▶ _WHAT IS REQUIRED_:
Pictures do not belong in the copy; quote every entry below exactly.

▶ _RECORDS FOR THIS EXERCISE_:
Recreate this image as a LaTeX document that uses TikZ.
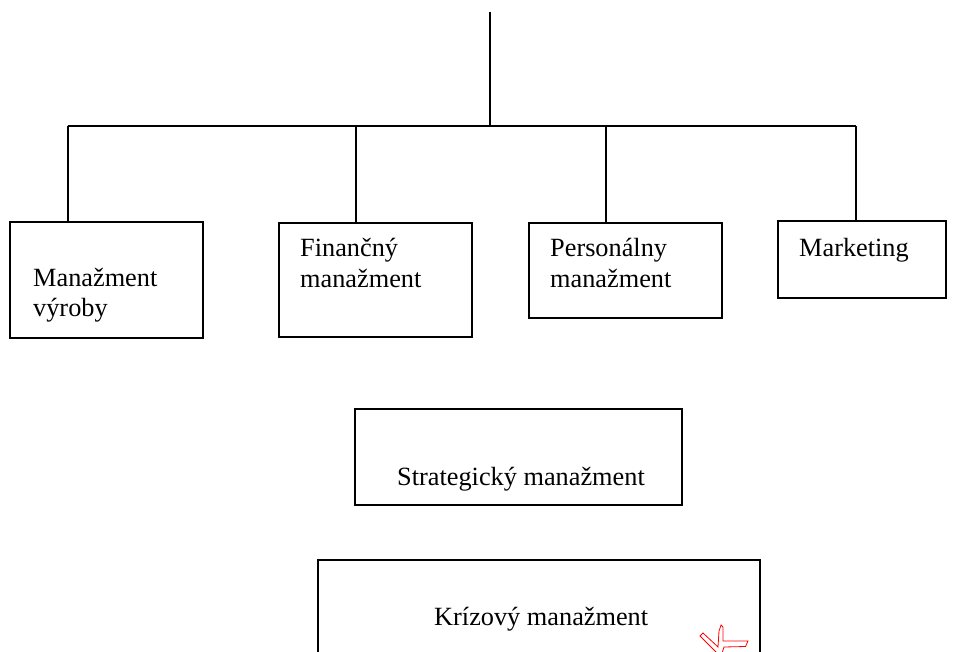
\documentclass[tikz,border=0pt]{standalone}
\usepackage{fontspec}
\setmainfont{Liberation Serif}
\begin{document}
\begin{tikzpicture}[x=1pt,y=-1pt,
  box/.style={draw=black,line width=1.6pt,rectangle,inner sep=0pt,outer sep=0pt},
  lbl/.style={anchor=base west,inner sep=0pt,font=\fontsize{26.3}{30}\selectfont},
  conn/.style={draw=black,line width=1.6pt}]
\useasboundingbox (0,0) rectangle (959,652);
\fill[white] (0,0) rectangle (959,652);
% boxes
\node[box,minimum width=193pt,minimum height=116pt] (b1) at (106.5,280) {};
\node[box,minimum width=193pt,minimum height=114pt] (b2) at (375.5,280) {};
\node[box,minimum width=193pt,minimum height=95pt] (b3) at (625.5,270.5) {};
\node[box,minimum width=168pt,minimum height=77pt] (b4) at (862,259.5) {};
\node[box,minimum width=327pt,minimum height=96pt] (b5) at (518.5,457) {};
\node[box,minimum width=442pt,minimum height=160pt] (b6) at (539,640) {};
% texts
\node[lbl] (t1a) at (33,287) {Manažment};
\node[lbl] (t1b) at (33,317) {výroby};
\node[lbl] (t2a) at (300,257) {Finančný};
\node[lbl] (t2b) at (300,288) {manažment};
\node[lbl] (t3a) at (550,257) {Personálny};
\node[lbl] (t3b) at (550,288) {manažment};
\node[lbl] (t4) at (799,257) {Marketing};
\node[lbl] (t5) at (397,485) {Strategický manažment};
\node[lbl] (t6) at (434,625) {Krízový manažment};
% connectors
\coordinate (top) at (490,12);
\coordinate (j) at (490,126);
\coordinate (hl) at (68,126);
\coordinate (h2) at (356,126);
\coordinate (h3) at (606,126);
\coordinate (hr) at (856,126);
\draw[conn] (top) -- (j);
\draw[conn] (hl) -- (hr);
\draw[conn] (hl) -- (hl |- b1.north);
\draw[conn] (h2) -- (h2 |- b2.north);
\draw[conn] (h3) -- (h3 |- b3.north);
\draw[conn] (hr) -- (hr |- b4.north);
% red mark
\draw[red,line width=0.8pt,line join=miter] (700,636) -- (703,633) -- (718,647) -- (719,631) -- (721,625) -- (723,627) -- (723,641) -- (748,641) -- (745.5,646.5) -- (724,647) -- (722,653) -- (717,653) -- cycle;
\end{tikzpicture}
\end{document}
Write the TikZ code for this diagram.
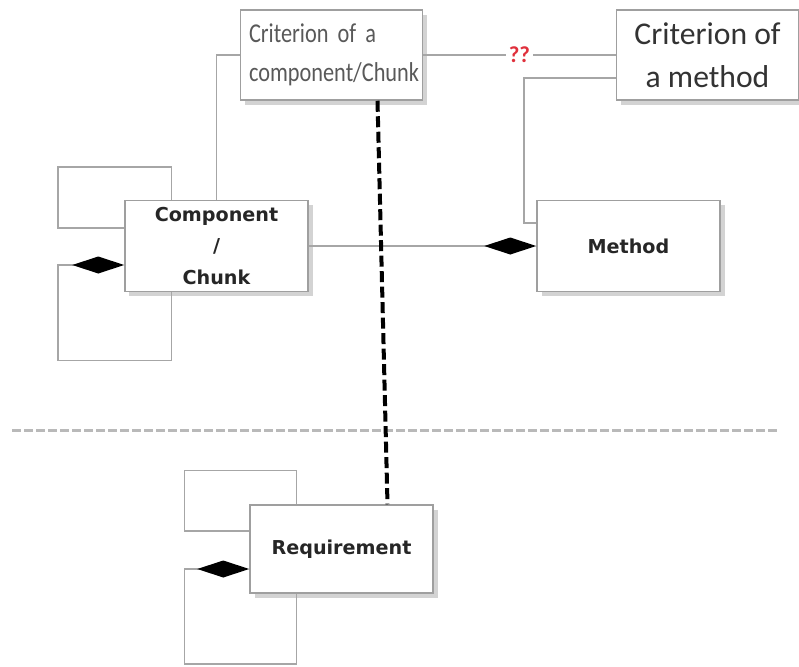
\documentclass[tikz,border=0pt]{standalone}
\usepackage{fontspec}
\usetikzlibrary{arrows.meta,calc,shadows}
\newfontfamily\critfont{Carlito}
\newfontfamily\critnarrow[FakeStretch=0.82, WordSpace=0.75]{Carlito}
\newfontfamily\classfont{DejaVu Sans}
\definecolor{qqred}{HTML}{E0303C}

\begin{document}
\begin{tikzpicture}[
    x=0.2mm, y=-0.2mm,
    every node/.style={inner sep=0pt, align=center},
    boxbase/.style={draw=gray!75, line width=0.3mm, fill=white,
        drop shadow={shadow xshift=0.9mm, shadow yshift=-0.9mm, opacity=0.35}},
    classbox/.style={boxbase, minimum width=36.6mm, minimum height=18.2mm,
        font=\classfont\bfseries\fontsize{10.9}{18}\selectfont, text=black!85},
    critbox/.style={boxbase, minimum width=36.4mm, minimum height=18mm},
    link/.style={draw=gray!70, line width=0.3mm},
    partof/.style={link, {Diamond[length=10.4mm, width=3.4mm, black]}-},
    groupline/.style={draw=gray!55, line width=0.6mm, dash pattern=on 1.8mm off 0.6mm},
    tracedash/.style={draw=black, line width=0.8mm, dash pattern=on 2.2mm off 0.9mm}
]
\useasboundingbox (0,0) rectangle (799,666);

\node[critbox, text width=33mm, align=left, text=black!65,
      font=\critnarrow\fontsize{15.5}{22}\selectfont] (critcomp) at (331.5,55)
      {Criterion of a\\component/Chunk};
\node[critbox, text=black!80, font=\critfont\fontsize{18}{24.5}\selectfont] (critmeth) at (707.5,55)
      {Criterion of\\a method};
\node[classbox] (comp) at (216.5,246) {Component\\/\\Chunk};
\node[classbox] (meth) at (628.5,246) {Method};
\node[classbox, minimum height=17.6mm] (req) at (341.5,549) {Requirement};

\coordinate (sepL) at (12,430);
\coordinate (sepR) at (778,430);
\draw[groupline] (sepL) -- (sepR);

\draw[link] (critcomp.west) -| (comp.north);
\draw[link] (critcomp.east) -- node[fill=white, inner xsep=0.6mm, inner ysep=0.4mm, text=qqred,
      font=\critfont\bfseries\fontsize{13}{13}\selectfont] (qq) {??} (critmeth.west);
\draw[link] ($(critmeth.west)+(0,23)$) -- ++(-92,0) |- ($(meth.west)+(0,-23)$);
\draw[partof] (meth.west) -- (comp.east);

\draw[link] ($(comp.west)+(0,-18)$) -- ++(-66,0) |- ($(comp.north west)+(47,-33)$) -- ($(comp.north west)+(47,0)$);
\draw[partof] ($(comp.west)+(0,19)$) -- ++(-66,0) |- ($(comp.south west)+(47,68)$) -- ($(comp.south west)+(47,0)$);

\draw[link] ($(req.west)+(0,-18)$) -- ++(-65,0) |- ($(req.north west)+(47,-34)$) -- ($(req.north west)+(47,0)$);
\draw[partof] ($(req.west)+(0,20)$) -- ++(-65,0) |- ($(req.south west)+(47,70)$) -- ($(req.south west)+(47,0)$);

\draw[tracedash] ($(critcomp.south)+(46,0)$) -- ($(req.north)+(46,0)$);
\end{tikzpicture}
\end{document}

▶ _IN RESPONSE_:
Recreate this image as a LaTeX document that uses TikZ.
\documentclass[tikz,border=0pt]{standalone}
\usepackage{fontspec}
\setmainfont{Liberation Serif}
\begin{document}
\begin{tikzpicture}[x=1pt,y=-1pt,
  box/.style={draw=black,line width=1.6pt,rectangle,inner sep=0pt,outer sep=0pt},
  lbl/.style={anchor=base west,inner sep=0pt,font=\fontsize{26.3}{30}\selectfont},
  conn/.style={draw=black,line width=1.6pt}]
\useasboundingbox (0,0) rectangle (959,652);
\fill[white] (0,0) rectangle (959,652);
% boxes
\node[box,minimum width=193pt,minimum height=116pt] (b1) at (106.5,280) {};
\node[box,minimum width=193pt,minimum height=114pt] (b2) at (375.5,280) {};
\node[box,minimum width=193pt,minimum height=95pt] (b3) at (625.5,270.5) {};
\node[box,minimum width=168pt,minimum height=77pt] (b4) at (862,259.5) {};
\node[box,minimum width=327pt,minimum height=96pt] (b5) at (518.5,457) {};
\node[box,minimum width=442pt,minimum height=160pt] (b6) at (539,640) {};
% texts
\node[lbl] (t1a) at (33,287) {Manažment};
\node[lbl] (t1b) at (33,317) {výroby};
\node[lbl] (t2a) at (300,257) {Finančný};
\node[lbl] (t2b) at (300,288) {manažment};
\node[lbl] (t3a) at (550,257) {Personálny};
\node[lbl] (t3b) at (550,288) {manažment};
\node[lbl] (t4) at (799,257) {Marketing};
\node[lbl] (t5) at (397,485) {Strategický manažment};
\node[lbl] (t6) at (434,625) {Krízový manažment};
% connectors
\coordinate (top) at (490,12);
\coordinate (j) at (490,126);
\coordinate (hl) at (68,126);
\coordinate (h2) at (356,126);
\coordinate (h3) at (606,126);
\coordinate (hr) at (856,126);
\draw[conn] (top) -- (j);
\draw[conn] (hl) -- (hr);
\draw[conn] (hl) -- (hl |- b1.north);
\draw[conn] (h2) -- (h2 |- b2.north);
\draw[conn] (h3) -- (h3 |- b3.north);
\draw[conn] (hr) -- (hr |- b4.north);
% red mark
\draw[red,line width=0.8pt,line join=miter] (700,636) -- (703,633) -- (718,647) -- (719,631) -- (721,625) -- (723,627) -- (723,641) -- (748,641) -- (745.5,646.5) -- (724,647) -- (722,653) -- (717,653) -- cycle;
\end{tikzpicture}
\end{document}
Write the TikZ code for this diagram.
\documentclass[tikz,border=0pt]{standalone}
\usepackage{fontspec}
\usetikzlibrary{arrows.meta,calc,shadows}
\newfontfamily\critfont{Carlito}
\newfontfamily\critnarrow[FakeStretch=0.82, WordSpace=0.75]{Carlito}
\newfontfamily\classfont{DejaVu Sans}
\definecolor{qqred}{HTML}{E0303C}

\begin{document}
\begin{tikzpicture}[
    x=0.2mm, y=-0.2mm,
    every node/.style={inner sep=0pt, align=center},
    boxbase/.style={draw=gray!75, line width=0.3mm, fill=white,
        drop shadow={shadow xshift=0.9mm, shadow yshift=-0.9mm, opacity=0.35}},
    classbox/.style={boxbase, minimum width=36.6mm, minimum height=18.2mm,
        font=\classfont\bfseries\fontsize{10.9}{18}\selectfont, text=black!85},
    critbox/.style={boxbase, minimum width=36.4mm, minimum height=18mm},
    link/.style={draw=gray!70, line width=0.3mm},
    partof/.style={link, {Diamond[length=10.4mm, width=3.4mm, black]}-},
    groupline/.style={draw=gray!55, line width=0.6mm, dash pattern=on 1.8mm off 0.6mm},
    tracedash/.style={draw=black, line width=0.8mm, dash pattern=on 2.2mm off 0.9mm}
]
\useasboundingbox (0,0) rectangle (799,666);

\node[critbox, text width=33mm, align=left, text=black!65,
      font=\critnarrow\fontsize{15.5}{22}\selectfont] (critcomp) at (331.5,55)
      {Criterion of a\\component/Chunk};
\node[critbox, text=black!80, font=\critfont\fontsize{18}{24.5}\selectfont] (critmeth) at (707.5,55)
      {Criterion of\\a method};
\node[classbox] (comp) at (216.5,246) {Component\\/\\Chunk};
\node[classbox] (meth) at (628.5,246) {Method};
\node[classbox, minimum height=17.6mm] (req) at (341.5,549) {Requirement};

\coordinate (sepL) at (12,430);
\coordinate (sepR) at (778,430);
\draw[groupline] (sepL) -- (sepR);

\draw[link] (critcomp.west) -| (comp.north);
\draw[link] (critcomp.east) -- node[fill=white, inner xsep=0.6mm, inner ysep=0.4mm, text=qqred,
      font=\critfont\bfseries\fontsize{13}{13}\selectfont] (qq) {??} (critmeth.west);
\draw[link] ($(critmeth.west)+(0,23)$) -- ++(-92,0) |- ($(meth.west)+(0,-23)$);
\draw[partof] (meth.west) -- (comp.east);

\draw[link] ($(comp.west)+(0,-18)$) -- ++(-66,0) |- ($(comp.north west)+(47,-33)$) -- ($(comp.north west)+(47,0)$);
\draw[partof] ($(comp.west)+(0,19)$) -- ++(-66,0) |- ($(comp.south west)+(47,68)$) -- ($(comp.south west)+(47,0)$);

\draw[link] ($(req.west)+(0,-18)$) -- ++(-65,0) |- ($(req.north west)+(47,-34)$) -- ($(req.north west)+(47,0)$);
\draw[partof] ($(req.west)+(0,20)$) -- ++(-65,0) |- ($(req.south west)+(47,70)$) -- ($(req.south west)+(47,0)$);

\draw[tracedash] ($(critcomp.south)+(46,0)$) -- ($(req.north)+(46,0)$);
\end{tikzpicture}
\end{document}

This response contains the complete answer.